Back in September, Rep. David Schweikert, R-Ariz., a member of the House Financial Services Committee, submitted legislation that would phase out $1 bills in favor of $1 coins – a move that Schweikert says would help combat the nation’s deficit and curb government waste. But a new poll out this week indicates that the public disagrees: The overwhelming majority of Americans view the legislation as no more than another budget gimmick disguised as a means of cutting costs.
Results from the Luntz Global poll indicate that the American people have lost faith in Washington’s ability to find real solutions to the nation’s debt problems, even as the congressional super committee races against a deadline to agree on a deficit-savings plan by Wednesday. A vast majority of respondents, 81 percent, agreed that Congress has a poor record when it comes to implementing efficiency. Seventy-three percent believed the coin proposal is a political ploy being misrepresented as a means of cutting government costs, and only 15 percent of those surveyed believed the proposal would save taxpayer dollars.
The Currency Optimization, Innovation and National Savings Act would require Federal Reserve banks to stop issuing dollar bills within four years, or when circulation of dollar coins exceeds 600 million annually. According to a statement on Schweikert’s website, the government would save an average of $184 million a year, and at least $5.5 billion over 30 years, by making the switch.

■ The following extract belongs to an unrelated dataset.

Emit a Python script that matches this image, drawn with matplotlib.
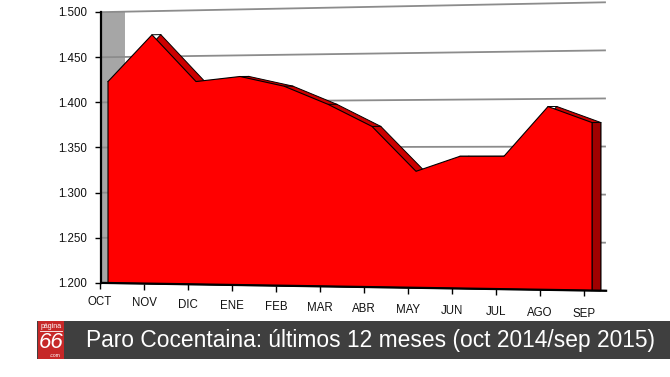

But the proposal has met with opposition from those who do not want the paper currency to disappear. The Government Accountability Office released a report in March that seems at first glance to support Schweikert’s claim, but a group that opposes Schweikert’s proposal, Americans for George, claims that the report uses an “accounting trick” to get the purported benefit, and ignores the cost to the private sector.
According to Randy DeCleene, a spokesman for Americans for George, the government will actually face a net loss in the first four years after enactment of the legislation – a fact that the GAO report itself acknowledges – which is due to what the report calls “the up-front costs to the U.S. Mint of increasing its coin production during the transition.”
DeCleene said the government would break even only after the first 10 years, and there is no guarantee that the legislation would actually save money. An analysis by Fiscal Economics indicates that the purported benefit in the report results from the assumed ability of the government to replace the existing stock of $1 notes with 50 percent more $1 coins, and counts the difference as revenue.
In addition, DeCleene said the GAO report does not include the negative impact the switch would have on the private sector. The analysis found that a switch to dollar coins would increase annual costs to businesses by $201.85 million and lead to at least 4,300 job losses. And then there are the capital expenses: Businesses would have to install additional storage facilities, safes, new cash registers, and counting machines to accommodate the coins.
According to DeCleene, the only way to get the coin to work is to eliminate the dollar bill entirely – but the Luntz Global poll reported that an overwhelming 83 percent of Americans favor keeping the paper form.
“History is full of failed coin initiatives,” DeCleene said, referring to the rarely seen Sacagawea, Susan B. Anthony, and presidential dollar coins. “People like the bill: It’s convenient, it’s something they’re used to, it’s an iconic symbol of America in the U.S. and abroad.”